What is asked ->
Without the pictures, return all of the material exactly as written.
— Start —
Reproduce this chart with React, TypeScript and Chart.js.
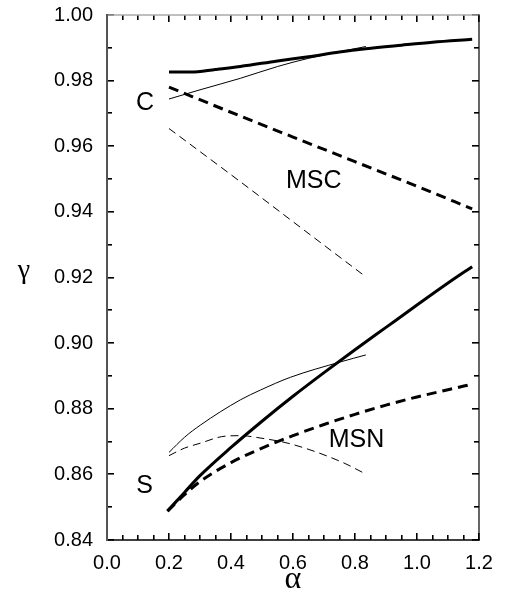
import React, { useEffect, useRef } from "react";
import { Chart, registerables } from "chart.js";

Chart.register(...registerables);

// Upper (C) curves
const cThickSolidX = [0.2, 0.27, 0.35, 0.43, 0.55, 0.65, 0.75, 0.835, 0.95, 1.05, 1.178];
const cThickSolidY = [0.9826, 0.9826, 0.9834, 0.9843, 0.986, 0.9873, 0.9887, 0.9897, 0.9908, 0.9917, 0.9926];
const cThinSolidX = [0.2, 0.3, 0.43, 0.55, 0.65, 0.75, 0.835];
const cThinSolidY = [0.9744, 0.9772, 0.9807, 0.9843, 0.9868, 0.9888, 0.9904];
const cThickDashX = [0.2, 0.43, 0.6, 0.8, 1.0, 1.178];
const cThickDashY = [0.978, 0.9692, 0.9628, 0.9553, 0.9478, 0.9409];
const cThinDashX = [0.2, 0.43, 0.6, 0.835];
const cThinDashY = [0.9654, 0.9492, 0.937, 0.9202];

// Lower (S) curves
const sThickSolidX = [0.195, 0.25, 0.3, 0.4, 0.5, 0.6, 0.7, 0.8, 0.9, 1.0, 1.1, 1.178];
const sThickSolidY = [0.8488, 0.8545, 0.8596, 0.8682, 0.8762, 0.8838, 0.891, 0.898, 0.9048, 0.9116, 0.9183, 0.9233];
const sThickDashX = [0.195, 0.25, 0.3, 0.4, 0.5, 0.6, 0.7, 0.8, 0.9, 1.0, 1.1, 1.178];
const sThickDashY = [0.8488, 0.8538, 0.8578, 0.8636, 0.868, 0.8718, 0.8752, 0.8783, 0.8811, 0.8836, 0.8858, 0.8875];
const sThinSolidX = [0.2, 0.25, 0.301, 0.43, 0.495, 0.592, 0.754, 0.835];
const sThinSolidY = [0.8667, 0.8713, 0.875, 0.8827, 0.8857, 0.8896, 0.8943, 0.8964];
const sThinDashX = [0.2, 0.25, 0.301, 0.37, 0.43, 0.5, 0.592, 0.754, 0.835];
const sThinDashY = [0.8657, 0.868, 0.8695, 0.8715, 0.8718, 0.871, 0.8693, 0.8639, 0.8601];

// Text labels
const labelTexts = ["C", "S", "MSC", "MSN"];
const labelX = [0.123, 0.121, 0.667, 0.805];
const labelY = [0.9733, 0.8564, 0.9494, 0.8705];

const xMin = 0.0, xMax = 1.2, xStep = 0.2, xMinor = 0.05;
const yMin = 0.84, yMax = 1.0, yStep = 0.02, yMinor = 0.01;
const xTitle = "α";
const yTitle = "γ";

const pts = (xs: number[], ys: number[]) => xs.map((x, i) => ({ x, y: ys[i] }));

const SANS = "'Liberation Sans', Arial, Helvetica, sans-serif";
const SERIF = "'Liberation Serif', 'DejaVu Serif', serif";

const framePlugin = {
  id: "frame",
  afterDraw(chart: any) {
    const ctx: CanvasRenderingContext2D = chart.ctx;
    const a = chart.chartArea;
    const xs = chart.scales.x, ys = chart.scales.y;
    ctx.save();
    ctx.setLineDash([]);
    ctx.fillStyle = "#000";
    // inward ticks, all four sides
    const nx = Math.round((xMax - xMin) / xMinor);
    const xEvery = Math.round(xStep / xMinor);
    for (let i = 0; i <= nx; i++) {
      const px = Math.round(xs.getPixelForValue(xMin + i * xMinor));
      const len = i % xEvery === 0 ? 7 : 5;
      ctx.fillRect(px - 1, a.bottom - len, 1.6, len);
      ctx.fillRect(px - 1, a.top, 1.6, len);
    }
    const ny = Math.round((yMax - yMin) / yMinor);
    const yEvery = Math.round(yStep / yMinor);
    for (let i = 0; i <= ny; i++) {
      const py = Math.round(ys.getPixelForValue(yMin + i * yMinor));
      const len = i % yEvery === 0 ? 7 : 5;
      ctx.fillRect(a.left, py - 1, len, 1.6);
      ctx.fillRect(a.right - len, py - 1, len, 1.6);
    }
    // frame
    ctx.lineCap = "square";
    ctx.strokeStyle = "#aaa";
    ctx.lineWidth = 1.5;
    ctx.beginPath();
    ctx.moveTo(a.left, a.top);
    ctx.lineTo(a.right, a.top);
    ctx.stroke();
    ctx.strokeStyle = "#000";
    ctx.lineWidth = 1.2;
    ctx.beginPath();
    ctx.moveTo(a.right, a.top);
    ctx.lineTo(a.right, a.bottom);
    ctx.stroke();
    ctx.lineWidth = 1.5;
    ctx.beginPath();
    ctx.moveTo(a.left, a.bottom);
    ctx.lineTo(a.right, a.bottom);
    ctx.stroke();
    ctx.strokeStyle = "#555";
    ctx.lineWidth = 2;
    ctx.beginPath();
    ctx.moveTo(a.left, a.top);
    ctx.lineTo(a.left, a.bottom);
    ctx.stroke();

    // annotations
    ctx.fillStyle = "#000";
    ctx.textAlign = "center";
    ctx.textBaseline = "middle";
    ctx.font = `25px ${SANS}`;
    labelTexts.forEach((t, i) => {
      ctx.fillText(t, xs.getPixelForValue(labelX[i]), ys.getPixelForValue(labelY[i]));
    });
    // axis titles
    ctx.font = `32px ${SERIF}`;
    ctx.fillText(xTitle, (a.left + a.right) / 2, 580);
    ctx.font = `28px ${SERIF}`;
    ctx.fillText(yTitle, 24, 271);
    ctx.restore();
  },
};

export default function App() {
  const ref = useRef<HTMLCanvasElement | null>(null);
  useEffect(() => {
    document.body.style.margin = "0";
    const canvas = ref.current!;
    const thick = 3, thin = 1;
    const ds = (data: any, w: number, dash: number[]) => ({
      data,
      borderColor: "#000",
      borderWidth: w,
      borderDash: dash,
      pointRadius: 0,
      fill: false,
      cubicInterpolationMode: "monotone" as const,
    });
    const chart = new Chart(canvas, {
      type: "line",
      data: {
        datasets: [
          ds(pts(cThickSolidX, cThickSolidY), thick, []),
          ds(pts(cThinSolidX, cThinSolidY), thin, []),
          ds(pts(cThickDashX, cThickDashY), thick, [10, 6]),
          ds(pts(cThinDashX, cThinDashY), thin, [8, 5]),
          ds(pts(sThickSolidX, sThickSolidY), thick, []),
          ds(pts(sThickDashX, sThickDashY), thick, [10, 6]),
          ds(pts(sThinSolidX, sThinSolidY), thin, []),
          ds(pts(sThinDashX, sThinDashY), thin, [8, 5]),
        ],
      },
      options: {
        animation: false,
        responsive: false,
        layout: { padding: { left: 0, top: 15, right: 26, bottom: 0 } },
        plugins: { legend: { display: false }, tooltip: { enabled: false } },
        scales: {
          x: {
            type: "linear",
            min: xMin,
            max: xMax,
            grid: { display: false, drawTicks: false },
            border: { display: false },
            ticks: {
              stepSize: xStep,
              padding: 11,
              color: "#000",
              font: { family: SANS, size: 20 },
              callback: (v: any) => Number(v).toFixed(1),
            },
            afterFit: (s: any) => {
              s.height = 56;
              s.paddingLeft = 0;
              s.paddingRight = 0;
            },
          },
          y: {
            type: "linear",
            min: yMin,
            max: yMax,
            grid: { display: false, drawTicks: false },
            border: { display: false },
            ticks: {
              stepSize: yStep,
              padding: 14,
              color: "#000",
              font: { family: SANS, size: 20 },
              callback: (v: any) => Number(v).toFixed(2),
            },
            afterFit: (s: any) => {
              s.width = 107;
              s.paddingTop = 0;
              s.paddingBottom = 0;
            },
          },
        },
      },
      plugins: [framePlugin],
    });
    return () => chart.destroy();
  }, []);
  return <canvas ref={ref} width={505} height={596} style={{ display: "block" }} />;
}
— End —
Task solution ->
Reproduce this chart with React, TypeScript and Chart.js.
import React, { useEffect, useRef } from "react";
import { Chart, registerables } from "chart.js";

Chart.register(...registerables);

// Upper (C) curves
const cThickSolidX = [0.2, 0.27, 0.35, 0.43, 0.55, 0.65, 0.75, 0.835, 0.95, 1.05, 1.178];
const cThickSolidY = [0.9826, 0.9826, 0.9834, 0.9843, 0.986, 0.9873, 0.9887, 0.9897, 0.9908, 0.9917, 0.9926];
const cThinSolidX = [0.2, 0.3, 0.43, 0.55, 0.65, 0.75, 0.835];
const cThinSolidY = [0.9744, 0.9772, 0.9807, 0.9843, 0.9868, 0.9888, 0.9904];
const cThickDashX = [0.2, 0.43, 0.6, 0.8, 1.0, 1.178];
const cThickDashY = [0.978, 0.9692, 0.9628, 0.9553, 0.9478, 0.9409];
const cThinDashX = [0.2, 0.43, 0.6, 0.835];
const cThinDashY = [0.9654, 0.9492, 0.937, 0.9202];

// Lower (S) curves
const sThickSolidX = [0.195, 0.25, 0.3, 0.4, 0.5, 0.6, 0.7, 0.8, 0.9, 1.0, 1.1, 1.178];
const sThickSolidY = [0.8488, 0.8545, 0.8596, 0.8682, 0.8762, 0.8838, 0.891, 0.898, 0.9048, 0.9116, 0.9183, 0.9233];
const sThickDashX = [0.195, 0.25, 0.3, 0.4, 0.5, 0.6, 0.7, 0.8, 0.9, 1.0, 1.1, 1.178];
const sThickDashY = [0.8488, 0.8538, 0.8578, 0.8636, 0.868, 0.8718, 0.8752, 0.8783, 0.8811, 0.8836, 0.8858, 0.8875];
const sThinSolidX = [0.2, 0.25, 0.301, 0.43, 0.495, 0.592, 0.754, 0.835];
const sThinSolidY = [0.8667, 0.8713, 0.875, 0.8827, 0.8857, 0.8896, 0.8943, 0.8964];
const sThinDashX = [0.2, 0.25, 0.301, 0.37, 0.43, 0.5, 0.592, 0.754, 0.835];
const sThinDashY = [0.8657, 0.868, 0.8695, 0.8715, 0.8718, 0.871, 0.8693, 0.8639, 0.8601];

// Text labels
const labelTexts = ["C", "S", "MSC", "MSN"];
const labelX = [0.123, 0.121, 0.667, 0.805];
const labelY = [0.9733, 0.8564, 0.9494, 0.8705];

const xMin = 0.0, xMax = 1.2, xStep = 0.2, xMinor = 0.05;
const yMin = 0.84, yMax = 1.0, yStep = 0.02, yMinor = 0.01;
const xTitle = "α";
const yTitle = "γ";

const pts = (xs: number[], ys: number[]) => xs.map((x, i) => ({ x, y: ys[i] }));

const SANS = "'Liberation Sans', Arial, Helvetica, sans-serif";
const SERIF = "'Liberation Serif', 'DejaVu Serif', serif";

const framePlugin = {
  id: "frame",
  afterDraw(chart: any) {
    const ctx: CanvasRenderingContext2D = chart.ctx;
    const a = chart.chartArea;
    const xs = chart.scales.x, ys = chart.scales.y;
    ctx.save();
    ctx.setLineDash([]);
    ctx.fillStyle = "#000";
    // inward ticks, all four sides
    const nx = Math.round((xMax - xMin) / xMinor);
    const xEvery = Math.round(xStep / xMinor);
    for (let i = 0; i <= nx; i++) {
      const px = Math.round(xs.getPixelForValue(xMin + i * xMinor));
      const len = i % xEvery === 0 ? 7 : 5;
      ctx.fillRect(px - 1, a.bottom - len, 1.6, len);
      ctx.fillRect(px - 1, a.top, 1.6, len);
    }
    const ny = Math.round((yMax - yMin) / yMinor);
    const yEvery = Math.round(yStep / yMinor);
    for (let i = 0; i <= ny; i++) {
      const py = Math.round(ys.getPixelForValue(yMin + i * yMinor));
      const len = i % yEvery === 0 ? 7 : 5;
      ctx.fillRect(a.left, py - 1, len, 1.6);
      ctx.fillRect(a.right - len, py - 1, len, 1.6);
    }
    // frame
    ctx.lineCap = "square";
    ctx.strokeStyle = "#aaa";
    ctx.lineWidth = 1.5;
    ctx.beginPath();
    ctx.moveTo(a.left, a.top);
    ctx.lineTo(a.right, a.top);
    ctx.stroke();
    ctx.strokeStyle = "#000";
    ctx.lineWidth = 1.2;
    ctx.beginPath();
    ctx.moveTo(a.right, a.top);
    ctx.lineTo(a.right, a.bottom);
    ctx.stroke();
    ctx.lineWidth = 1.5;
    ctx.beginPath();
    ctx.moveTo(a.left, a.bottom);
    ctx.lineTo(a.right, a.bottom);
    ctx.stroke();
    ctx.strokeStyle = "#555";
    ctx.lineWidth = 2;
    ctx.beginPath();
    ctx.moveTo(a.left, a.top);
    ctx.lineTo(a.left, a.bottom);
    ctx.stroke();

    // annotations
    ctx.fillStyle = "#000";
    ctx.textAlign = "center";
    ctx.textBaseline = "middle";
    ctx.font = `25px ${SANS}`;
    labelTexts.forEach((t, i) => {
      ctx.fillText(t, xs.getPixelForValue(labelX[i]), ys.getPixelForValue(labelY[i]));
    });
    // axis titles
    ctx.font = `32px ${SERIF}`;
    ctx.fillText(xTitle, (a.left + a.right) / 2, 580);
    ctx.font = `28px ${SERIF}`;
    ctx.fillText(yTitle, 24, 271);
    ctx.restore();
  },
};

export default function App() {
  const ref = useRef<HTMLCanvasElement | null>(null);
  useEffect(() => {
    document.body.style.margin = "0";
    const canvas = ref.current!;
    const thick = 3, thin = 1;
    const ds = (data: any, w: number, dash: number[]) => ({
      data,
      borderColor: "#000",
      borderWidth: w,
      borderDash: dash,
      pointRadius: 0,
      fill: false,
      cubicInterpolationMode: "monotone" as const,
    });
    const chart = new Chart(canvas, {
      type: "line",
      data: {
        datasets: [
          ds(pts(cThickSolidX, cThickSolidY), thick, []),
          ds(pts(cThinSolidX, cThinSolidY), thin, []),
          ds(pts(cThickDashX, cThickDashY), thick, [10, 6]),
          ds(pts(cThinDashX, cThinDashY), thin, [8, 5]),
          ds(pts(sThickSolidX, sThickSolidY), thick, []),
          ds(pts(sThickDashX, sThickDashY), thick, [10, 6]),
          ds(pts(sThinSolidX, sThinSolidY), thin, []),
          ds(pts(sThinDashX, sThinDashY), thin, [8, 5]),
        ],
      },
      options: {
        animation: false,
        responsive: false,
        layout: { padding: { left: 0, top: 15, right: 26, bottom: 0 } },
        plugins: { legend: { display: false }, tooltip: { enabled: false } },
        scales: {
          x: {
            type: "linear",
            min: xMin,
            max: xMax,
            grid: { display: false, drawTicks: false },
            border: { display: false },
            ticks: {
              stepSize: xStep,
              padding: 11,
              color: "#000",
              font: { family: SANS, size: 20 },
              callback: (v: any) => Number(v).toFixed(1),
            },
            afterFit: (s: any) => {
              s.height = 56;
              s.paddingLeft = 0;
              s.paddingRight = 0;
            },
          },
          y: {
            type: "linear",
            min: yMin,
            max: yMax,
            grid: { display: false, drawTicks: false },
            border: { display: false },
            ticks: {
              stepSize: yStep,
              padding: 14,
              color: "#000",
              font: { family: SANS, size: 20 },
              callback: (v: any) => Number(v).toFixed(2),
            },
            afterFit: (s: any) => {
              s.width = 107;
              s.paddingTop = 0;
              s.paddingBottom = 0;
            },
          },
        },
      },
      plugins: [framePlugin],
    });
    return () => chart.destroy();
  }, []);
  return <canvas ref={ref} width={505} height={596} style={{ display: "block" }} />;
}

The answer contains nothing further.